What does c-format means?
The c-format flag indicates that the untranslated string and the translation are supposed to be C format strings (as used by printf()). These strings have format specifiers (e.g. %d, %s) to indicate that numbers or sub-strings are inserted at run time into the string. These specifiers should be kept in the translation in the same order as they are present in the english string (see Limitations).
Why are some strings preceded by '#~'?
They are obsolete strings that were used in the past in ScummVM but have since been removed. They are kept in the file to help translators (e.g. if the string is added back or a similar string is added), but will not be used in ScummVM. There is therefore no need to translate those.
Why is there strange '\' in some strings?
The backslash character \ is used in C/C++ strings to protect the following character or for special characters. They may therefore be present in strings to translate but will not appear as is to the users. Currently the following sequence are supported by the translation creation tool.

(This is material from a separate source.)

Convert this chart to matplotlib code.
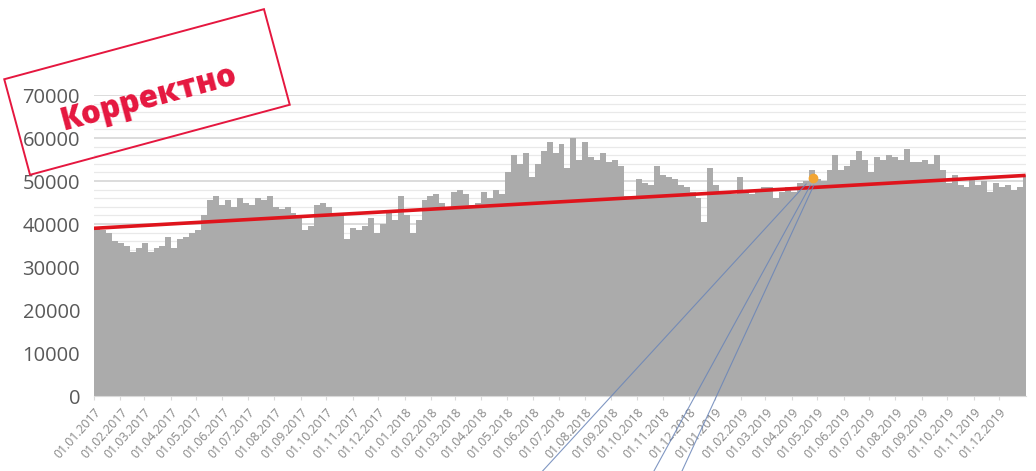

You may keep the one you encounter, remove some of them or even add some of them in translated strings. Usually you will want to keep them however.
|In string||Appear to user as|
|\\||\ (single backslash)|
|\'||' (single quote)|
|\"||" (double quote)|
What are "Plural-forms"?
Some languages have different word forms for different numbers of things (for example in English we have "1 thing" but "2 things"). The rules are different for different languages. You can find them here.
ScummVM however does not use that information (yet). But it does not hurt to have the correct plural-forms description in the po file.
My language needs a different charset to be displayed correctly
The fonts are included in the theme packages and each charset (e.g. ISO 8859-1) needs its own version of the fonts. The Modern Theme for example currently contain the fonts for ISO 8859-1 (used by most Western European languages) and ISO 8859-5 (used for the Russian and Ukrainian translations). If you language nedds to use a different charset, then the font for that charset will need to be added to the Theme.
TODO: explain how to generate bdf fonts for a given charset.